### [YOUR INSTRUCTIONS]
Pictures stay out. Extract the lines below from the first one through the line with "from matplotlib.legend_handler import", both included.

### [DATA TO PROCESS]
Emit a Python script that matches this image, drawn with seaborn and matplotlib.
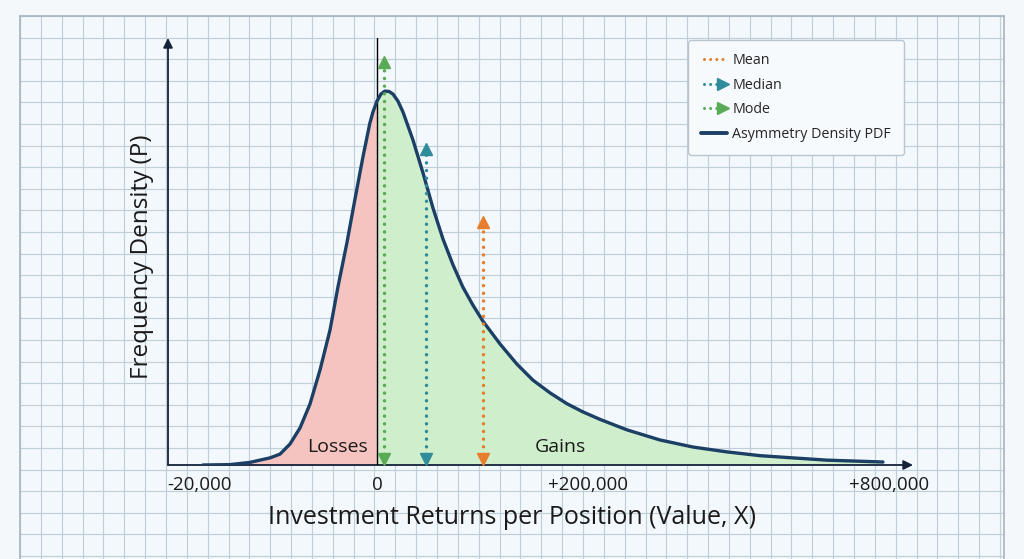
import numpy as np
import matplotlib
matplotlib.use('Agg')
import matplotlib.pyplot as plt
import seaborn as sns
from matplotlib.lines import Line2D
from matplotlib.legend_handler import HandlerBase

# density curve
# x in plot units (0 = break-even), density scaled so the peak is 1
x_pos = [-8.35, -7.05, -6.09, -5.13, -4.65, -4.17, -3.69, -3.21, -2.73, -2.25,
         -1.87, -1.44, -1.06, -0.67, -0.34, -0.19, 0.0, 0.19, 0.38, 0.58,
         0.77, 1.01, 1.25, 1.73, 2.21, 2.69, 3.17, 3.65, 4.12, 4.60,
         5.08, 5.90, 6.71, 7.48, 8.30, 9.11, 9.88, 10.70, 11.99, 13.57,
         15.16, 16.79, 18.37, 19.95, 21.58, 24.27]
density = [0.0, 0.001, 0.007, 0.019, 0.029, 0.056, 0.099, 0.163, 0.254, 0.361,
           0.476, 0.594, 0.709, 0.824, 0.914, 0.944, 0.973, 0.992, 1.0, 0.999,
           0.992, 0.973, 0.944, 0.869, 0.781, 0.687, 0.604, 0.535, 0.476, 0.428,
           0.385, 0.324, 0.270, 0.227, 0.193, 0.164, 0.142, 0.122, 0.094, 0.067,
           0.048, 0.035, 0.025, 0.019, 0.013, 0.008]

tick_pos = [-8.49, 0, 10.12, 24.56]
tick_labels = ['-20,000', '0', '+200,000', '+800,000']

stat_names = ['Mean', 'Median', 'Mode']
stat_pos = [5.08, 2.35, 0.34]
stat_top = [0.668, 0.861, 1.096]
stat_colors = ['#e67e2e', '#2f8c9b', '#5aab55']

curve_color = '#1c3f66'
loss_color = '#f5c4c1'
gain_color = '#cfeecb'

sns.set_theme(style='white')
plt.rcParams['font.family'] = ['Open Sans', 'DejaVu Sans']

fig = plt.figure(figsize=(10.24, 5.59), dpi=100)
fig.patch.set_facecolor('#f5f8fa')

# graph paper background
bg = fig.add_axes([20 / 1024, 0, 984 / 1024, 543 / 559])
bg.set_facecolor('#f3f8fc')
bg.set_xlim(0, 984)
bg.set_ylim(543, 0)
bg.set_xticks(np.arange(0, 984, 20.85))
bg.set_yticks(np.arange(0, 543, 21.6))
bg.tick_params(length=0, labelbottom=False, labelleft=False)
bg.grid(True, color='#c0ced8', lw=0.85)
for side in ['top', 'left', 'right']:
    bg.spines[side].set_color('#a7b8c2')
bg.spines['bottom'].set_visible(False)

# main plot
ax = fig.add_axes([168 / 1024, (559 - 465) / 559, (913 - 168) / 1024, (465 - 38) / 559])
ax.set_facecolor('none')
xmin, xmax = -10.02, 25.71
ymax = 1.142
ax.set_xlim(xmin, xmax)
ax.set_ylim(0, ymax)
for s in ax.spines.values():
    s.set_visible(False)

x = np.array(x_pos)
y = np.array(density)
ax.fill_between(x[x <= 0], y[x <= 0], color=loss_color, lw=0)
ax.fill_between(x[x >= 0], y[x >= 0], color=gain_color, lw=0)

sns.lineplot(x=x_pos, y=density, ax=ax, color=curve_color, lw=2.4, zorder=5)

ax.plot([0, 0], [0, ymax], color='black', lw=1, zorder=4)

arrow_kw = dict(arrowstyle='-|>', color='#14223a', lw=1.3, mutation_scale=14, shrinkA=0, shrinkB=0)
ax.annotate('', xy=(xmax, 0), xytext=(xmin, 0), arrowprops=arrow_kw, annotation_clip=False)
ax.annotate('', xy=(xmin, ymax), xytext=(xmin, 0), arrowprops=arrow_kw, annotation_clip=False)

dots = (0, (0.01, 2.2))
for p, top, c in zip(stat_pos, stat_top, stat_colors):
    ax.plot([p, p], [0.03, top - 0.03], ls=dots, lw=2.5, color=c,
            dash_capstyle='round', zorder=6)
    ax.plot(p, top - 0.017, marker='^', ms=9, color=c, zorder=7)
    ax.plot(p, 0.017, marker='v', ms=9, color=c, zorder=7)

ax.text(-1.87, 0.048, 'Losses', ha='center', va='center', fontsize=14, color='#1a1a1a')
ax.text(8.78, 0.048, 'Gains', ha='center', va='center', fontsize=14, color='#1a1a1a')

ax.set_xticks(tick_pos)
ax.set_xticklabels(tick_labels, fontsize=13.5, color='#1a1a1a')
ax.set_yticks([])
ax.tick_params(axis='x', length=0, pad=8)
ax.set_xlabel('Investment Returns per Position (Value, X)', fontsize=18, color='#1a1a1a', labelpad=8)
ax.set_ylabel('Frequency Density (P)', fontsize=17.5, color='#1a1a1a', labelpad=10)
ax.xaxis.label.set_x(0.462)
ax.yaxis.label.set_y(0.487)


class DotArrow(HandlerBase):
    def __init__(self, color, head):
        super().__init__()
        self.color = color
        self.head = head

    def create_artists(self, legend, orig_handle, xdescent, ydescent, width, height, fontsize, trans):
        yc = height / 2 - ydescent
        end = width * 0.62 if self.head else width
        arts = [Line2D([-xdescent + 2, end], [yc, yc], ls=(0, (0.01, 2.0)), lw=2.2, color=self.color,
                       dash_capstyle='round', transform=trans)]
        if self.head:
            arts.append(Line2D([width * 0.84], [yc], marker='>', ms=8, color=self.color, transform=trans))
        return arts


handles = []
hmap = {}
for name, c in zip(stat_names, stat_colors):
    h = Line2D([], [], color=c, label=name)
    handles.append(h)
    hmap[h] = DotArrow(c, name != 'Mean')
handles.append(Line2D([], [], color=curve_color, lw=2.8, label='Asymmetry Density PDF'))

leg = fig.legend(handles=handles, handler_map=hmap, loc='upper left',
                 bbox_to_anchor=(688 / 1024, 1 - 40 / 559), fontsize=10.3, frameon=True,
                 fancybox=True, borderpad=0.9, labelspacing=0.68, handlelength=1.85,
                 handletextpad=0.35, borderaxespad=0)
leg.get_frame().set_facecolor('#f7fafc')
leg.get_frame().set_edgecolor('#b9c6cf')
leg.get_frame().set_alpha(1)

fig.savefig('out.png', dpi=100)
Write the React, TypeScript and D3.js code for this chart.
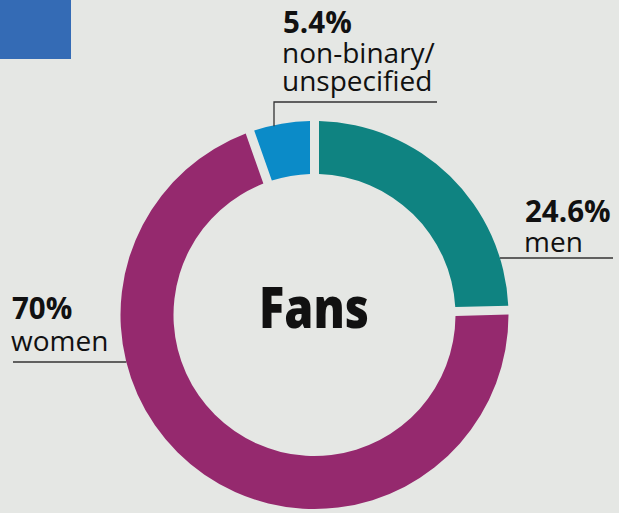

### [TASK ANSWER]
Emit a Python script that matches this image, drawn with seaborn and matplotlib.
import numpy as np
import matplotlib
matplotlib.use('Agg')
import matplotlib.pyplot as plt
import seaborn as sns
from matplotlib.lines import Line2D
from matplotlib.legend_handler import HandlerBase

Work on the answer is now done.